Though Raffi has printed hundreds of thousands of envelopes in the couple months since acquiring the InkJet printer, he isn’t yet ready to make the jump for the rest of his shop. According to Stepanian Inkjet “was always associated with Bell Canada statements that you would get in the mail, that’s what [InkJet] was for, cheap full colour stuff, but not graphic intensive work.”

While it may be true that InkJet can’t yet compete with the highest quality of Toner, Andre D’Urbano and RISO know that there is growth to be had. “Canon, HP, Xerox, they are looking to eliminate off-set [colour printing]. They are looking to get the quality as good as toner. InkJet will eventually wipe out the colour toner as well, but it’s a few years away.” When it does arrive, these advanced InkJet technologies will likely come with million-dollar price tags, not a very approachable number. Yet that number isn’t the biggest obstacle when it comes to putting new equipment into a print shop.

The difficulty is finding the right opportunity and timing to get a printing shop to trade in their old equipment says President of Insource Corp. Tim Wakefield. “So, you’ve got HP, you’ve got Xerox, you’ve got Canon and you’ve got companies that sell them direct everywhere. The way they operate is, they’ll lease you this toner-based machine for five years, and at the end of five years, the lease is up, and you don’t have any opportunity to buy that machine. So right around that four-year mark they come around and start knocking. They’ll say, ‘you know your machine is coming to its end of life, you’ve got one year left on it, but why don’t we flip that out, we won’t charge you for that one year, and you can get a brand-new machine for virtually what you’re paying for right now!’”

These contracts can make it hard to completely replace a machine in a print shop, however, “that is not necessarily RISO’s game,” D’Urbano admits. “The problem is that a lot of print shops, don’t even know that there is a void [in the printing industry]. It’s almost 2023 and people still view colour printing as a luxury.” To this end, RISO views themselves as entry-level colour, an alternative to black and white printing.

New revenue streams today

“Colour toner, we’re not going to touch any of that really. That’s high-quality work. Where the impact is going to be felt is on the back of the monochrome.” Explains D’Urbano. “Where InkJet lives is a world where it brings customers stuck in a black and white world into the colour arena. Why are printshops tripping all over themselves to add inkjet into the mix? MONEY! PROFITS! It’s why we do anything!”

Andre D’Urbano, Executive Director for RISO inc.

As Andre explained it, if your typical printshop sells colour jobs for 12 cents per page and the cost from their printing company (HP, Canon, etc.) is in the ballpark of four cents, they in turn make about eight cents per page.

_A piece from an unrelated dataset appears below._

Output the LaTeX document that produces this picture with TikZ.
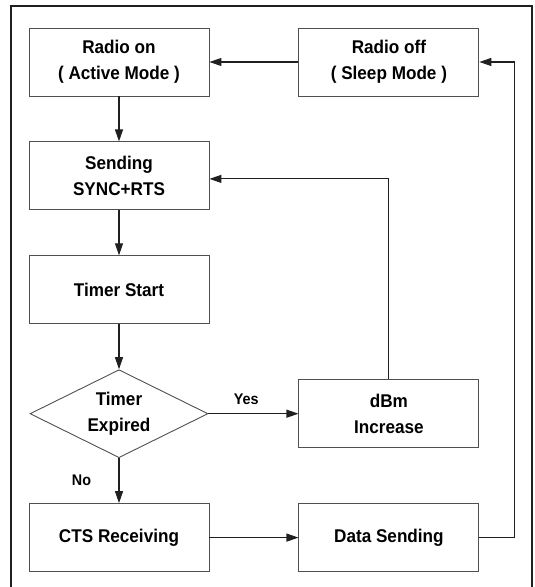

On the black and white side, the cost may be about a penny, resold to the end-user for roughly two to three cents, making only one or two cents for themselves.

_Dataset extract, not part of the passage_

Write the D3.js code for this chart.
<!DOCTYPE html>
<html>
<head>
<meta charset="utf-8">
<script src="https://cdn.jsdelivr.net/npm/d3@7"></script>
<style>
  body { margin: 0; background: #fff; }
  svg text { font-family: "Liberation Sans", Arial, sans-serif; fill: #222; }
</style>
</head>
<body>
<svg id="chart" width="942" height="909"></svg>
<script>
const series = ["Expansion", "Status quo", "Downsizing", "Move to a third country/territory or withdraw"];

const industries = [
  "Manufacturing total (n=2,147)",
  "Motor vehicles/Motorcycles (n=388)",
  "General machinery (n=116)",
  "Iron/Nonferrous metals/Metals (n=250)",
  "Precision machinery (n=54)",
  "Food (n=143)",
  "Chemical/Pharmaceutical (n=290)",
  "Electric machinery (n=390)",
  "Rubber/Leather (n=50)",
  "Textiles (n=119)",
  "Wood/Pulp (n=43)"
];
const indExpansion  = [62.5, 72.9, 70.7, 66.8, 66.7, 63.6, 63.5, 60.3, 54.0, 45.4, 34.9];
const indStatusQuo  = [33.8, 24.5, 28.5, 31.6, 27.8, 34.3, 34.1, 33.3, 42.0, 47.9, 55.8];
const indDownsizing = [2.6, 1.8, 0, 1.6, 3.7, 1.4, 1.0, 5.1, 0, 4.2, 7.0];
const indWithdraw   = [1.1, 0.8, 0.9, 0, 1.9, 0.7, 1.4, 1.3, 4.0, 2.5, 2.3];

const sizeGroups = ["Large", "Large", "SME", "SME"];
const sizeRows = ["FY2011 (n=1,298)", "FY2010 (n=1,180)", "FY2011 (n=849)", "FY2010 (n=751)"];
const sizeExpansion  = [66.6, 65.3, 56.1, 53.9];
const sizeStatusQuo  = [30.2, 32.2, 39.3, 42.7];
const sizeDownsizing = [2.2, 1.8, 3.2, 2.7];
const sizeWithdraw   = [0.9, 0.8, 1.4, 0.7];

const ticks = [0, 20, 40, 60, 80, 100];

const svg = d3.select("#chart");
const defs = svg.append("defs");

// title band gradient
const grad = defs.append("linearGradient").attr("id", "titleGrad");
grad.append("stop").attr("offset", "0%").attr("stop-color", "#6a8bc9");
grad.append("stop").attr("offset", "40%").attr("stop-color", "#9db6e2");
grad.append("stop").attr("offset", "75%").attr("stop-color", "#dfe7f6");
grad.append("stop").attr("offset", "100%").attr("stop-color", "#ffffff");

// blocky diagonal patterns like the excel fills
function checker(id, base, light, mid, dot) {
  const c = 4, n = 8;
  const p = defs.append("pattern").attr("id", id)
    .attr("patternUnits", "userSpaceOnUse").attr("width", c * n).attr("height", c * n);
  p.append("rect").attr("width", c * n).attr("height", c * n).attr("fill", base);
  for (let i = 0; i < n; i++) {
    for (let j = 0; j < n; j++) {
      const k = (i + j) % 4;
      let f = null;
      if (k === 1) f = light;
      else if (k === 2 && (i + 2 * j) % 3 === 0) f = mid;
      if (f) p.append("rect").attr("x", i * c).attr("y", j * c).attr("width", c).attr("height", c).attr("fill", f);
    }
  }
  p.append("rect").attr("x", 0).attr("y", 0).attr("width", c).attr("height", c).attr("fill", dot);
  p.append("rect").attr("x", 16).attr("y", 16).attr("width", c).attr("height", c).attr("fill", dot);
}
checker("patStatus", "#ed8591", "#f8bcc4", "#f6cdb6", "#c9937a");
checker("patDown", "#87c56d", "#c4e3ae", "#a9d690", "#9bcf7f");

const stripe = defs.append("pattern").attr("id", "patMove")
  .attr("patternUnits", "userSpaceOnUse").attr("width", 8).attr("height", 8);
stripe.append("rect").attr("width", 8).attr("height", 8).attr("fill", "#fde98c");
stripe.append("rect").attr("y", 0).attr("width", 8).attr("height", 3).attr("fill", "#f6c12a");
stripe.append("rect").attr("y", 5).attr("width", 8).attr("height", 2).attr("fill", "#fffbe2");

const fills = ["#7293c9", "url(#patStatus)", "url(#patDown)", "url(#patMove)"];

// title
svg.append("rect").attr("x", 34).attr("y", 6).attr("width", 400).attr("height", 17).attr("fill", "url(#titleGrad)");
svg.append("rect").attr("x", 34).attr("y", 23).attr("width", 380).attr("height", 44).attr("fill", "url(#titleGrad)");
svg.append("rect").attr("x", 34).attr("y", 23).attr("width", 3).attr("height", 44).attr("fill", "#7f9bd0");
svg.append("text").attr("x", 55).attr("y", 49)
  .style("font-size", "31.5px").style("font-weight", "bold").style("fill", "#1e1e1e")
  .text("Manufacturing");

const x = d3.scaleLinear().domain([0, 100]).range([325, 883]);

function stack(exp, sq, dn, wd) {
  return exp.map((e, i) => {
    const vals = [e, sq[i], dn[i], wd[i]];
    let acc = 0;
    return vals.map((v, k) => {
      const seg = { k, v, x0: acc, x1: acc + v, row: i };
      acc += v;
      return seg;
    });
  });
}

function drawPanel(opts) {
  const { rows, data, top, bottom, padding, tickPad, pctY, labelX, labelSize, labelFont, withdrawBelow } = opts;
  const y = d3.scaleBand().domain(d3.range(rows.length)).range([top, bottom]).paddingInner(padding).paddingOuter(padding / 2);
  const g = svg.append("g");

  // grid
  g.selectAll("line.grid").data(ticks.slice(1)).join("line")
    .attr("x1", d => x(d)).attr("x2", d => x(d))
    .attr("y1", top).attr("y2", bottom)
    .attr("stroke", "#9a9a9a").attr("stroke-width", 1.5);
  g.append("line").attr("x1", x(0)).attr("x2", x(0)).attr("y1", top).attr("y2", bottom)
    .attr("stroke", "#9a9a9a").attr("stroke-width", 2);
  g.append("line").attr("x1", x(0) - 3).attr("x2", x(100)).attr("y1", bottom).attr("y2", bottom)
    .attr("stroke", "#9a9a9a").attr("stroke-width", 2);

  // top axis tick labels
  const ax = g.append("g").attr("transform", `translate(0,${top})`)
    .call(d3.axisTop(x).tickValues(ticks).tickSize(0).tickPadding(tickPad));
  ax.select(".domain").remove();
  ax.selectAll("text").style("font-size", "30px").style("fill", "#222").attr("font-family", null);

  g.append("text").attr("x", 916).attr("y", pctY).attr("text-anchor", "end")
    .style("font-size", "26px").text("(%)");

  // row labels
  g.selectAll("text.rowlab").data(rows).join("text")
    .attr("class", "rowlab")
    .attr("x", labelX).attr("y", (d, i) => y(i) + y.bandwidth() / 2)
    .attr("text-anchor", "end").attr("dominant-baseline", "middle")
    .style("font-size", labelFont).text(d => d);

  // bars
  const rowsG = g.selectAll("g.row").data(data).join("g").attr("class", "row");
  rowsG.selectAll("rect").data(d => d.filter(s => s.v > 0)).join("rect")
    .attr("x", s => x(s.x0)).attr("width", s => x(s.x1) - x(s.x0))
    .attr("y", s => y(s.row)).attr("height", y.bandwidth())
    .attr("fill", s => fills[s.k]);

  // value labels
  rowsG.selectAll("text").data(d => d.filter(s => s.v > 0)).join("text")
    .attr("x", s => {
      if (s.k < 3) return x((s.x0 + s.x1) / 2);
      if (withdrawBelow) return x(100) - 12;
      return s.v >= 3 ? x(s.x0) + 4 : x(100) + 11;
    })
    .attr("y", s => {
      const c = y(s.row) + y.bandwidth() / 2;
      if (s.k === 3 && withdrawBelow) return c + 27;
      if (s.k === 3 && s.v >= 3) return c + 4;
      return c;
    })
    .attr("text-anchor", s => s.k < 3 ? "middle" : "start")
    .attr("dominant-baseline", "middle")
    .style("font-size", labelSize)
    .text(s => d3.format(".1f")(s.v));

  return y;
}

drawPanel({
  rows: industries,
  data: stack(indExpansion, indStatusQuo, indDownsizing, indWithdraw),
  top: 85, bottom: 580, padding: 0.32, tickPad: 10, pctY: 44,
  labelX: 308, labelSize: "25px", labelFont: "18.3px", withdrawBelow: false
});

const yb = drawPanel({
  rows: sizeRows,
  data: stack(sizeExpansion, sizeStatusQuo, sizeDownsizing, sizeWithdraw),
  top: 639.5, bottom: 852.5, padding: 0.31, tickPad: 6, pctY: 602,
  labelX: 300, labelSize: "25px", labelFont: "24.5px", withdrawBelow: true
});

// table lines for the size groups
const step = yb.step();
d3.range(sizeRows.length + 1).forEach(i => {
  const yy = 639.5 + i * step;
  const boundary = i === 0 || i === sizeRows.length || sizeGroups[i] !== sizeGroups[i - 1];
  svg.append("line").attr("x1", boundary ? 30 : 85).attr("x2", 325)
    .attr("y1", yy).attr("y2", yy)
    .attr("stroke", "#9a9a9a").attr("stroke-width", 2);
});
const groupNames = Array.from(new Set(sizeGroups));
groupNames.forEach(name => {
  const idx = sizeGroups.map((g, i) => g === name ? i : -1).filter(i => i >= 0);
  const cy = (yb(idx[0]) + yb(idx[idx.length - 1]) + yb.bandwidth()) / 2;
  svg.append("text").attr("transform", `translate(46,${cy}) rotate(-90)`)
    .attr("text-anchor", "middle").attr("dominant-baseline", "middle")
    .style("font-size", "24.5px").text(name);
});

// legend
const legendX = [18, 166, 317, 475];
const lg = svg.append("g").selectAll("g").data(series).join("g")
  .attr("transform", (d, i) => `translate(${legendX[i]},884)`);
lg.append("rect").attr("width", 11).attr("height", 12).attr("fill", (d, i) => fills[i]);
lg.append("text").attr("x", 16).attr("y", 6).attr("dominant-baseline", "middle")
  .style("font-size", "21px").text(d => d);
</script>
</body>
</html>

“If you drop a RISO into that printshop,” says D’Urbano, “you can tell your customers that you brought in a new technology without breaking the bank. You can now charge five cents for colour, knowing that your cost is only about a penny, maybe a penny and a half. Now your profit margin is three and a half to four cents, sell it for seven you make even more money. InkJet is a huge profit center.”

That third level of pricing allows print shops to open new revenue streams, which is why Tim Wakefield backs the technology as well. “Looking at our focus as a supplier, we create new revenue streams for companies. If we can come in and provide them a lesser cost spot-colour, so instead of six cents apiece they can now do it at three cents apiece, that’s profit in their pocket.”

“Basically, the way it works is there is a ‘click-charge’ for the toner printers,” explains Wakefield. “It’s a charge per image. If that cost is six cents per image, and they’re doing 1,000 prints that’s $60, even if it’s only 20% coverage. The cost of InkJet is based upon the volume of ink, so on 20% coverage we can input the cost of the ink, the printhead and we can calculate that for the same image it will only cost two or three cents. Where toner has the advantage is high volume coverage, that price doesn’t change, so you’re paying six cents for a full coverage 8” by 14” sheet, or you’re paying six cents for a little logo.”

That lower cost is exactly why Raffi ultimately decided to put the Astro S1 InkJet into his shop. “I think that because of the consumable aspect, this will be less expensive to run, unless you’re running heavy coverage envelopes, which we generally don’t. Usually there is a little address in the corner, a logo” says Stepanian. “I haven’t seen anything else out there that I would recommend over the S1. OKI, which is a laser printer, has pretty good quality, but in terms of speed and no-mess, no-fuss, this has been really good. If all goes well, and we continue the volume we’re doing, I might get another one.”

At the end of the day, that’s the goal when investing in a machine, it should be able to generate new business and increase profit margins at the same time. Marlin Digital has seen their envelope printing skyrocket in the last few months, to the point they’re considering expanding the investment into a second printer. Real world proof that InkJet is in a greater position than ever to generate revenue for your business. If you want to lower your consumable costs like Marlin Digital, or bring affordable colour to your customer base; it might be time to consider bringing InkJet into your world!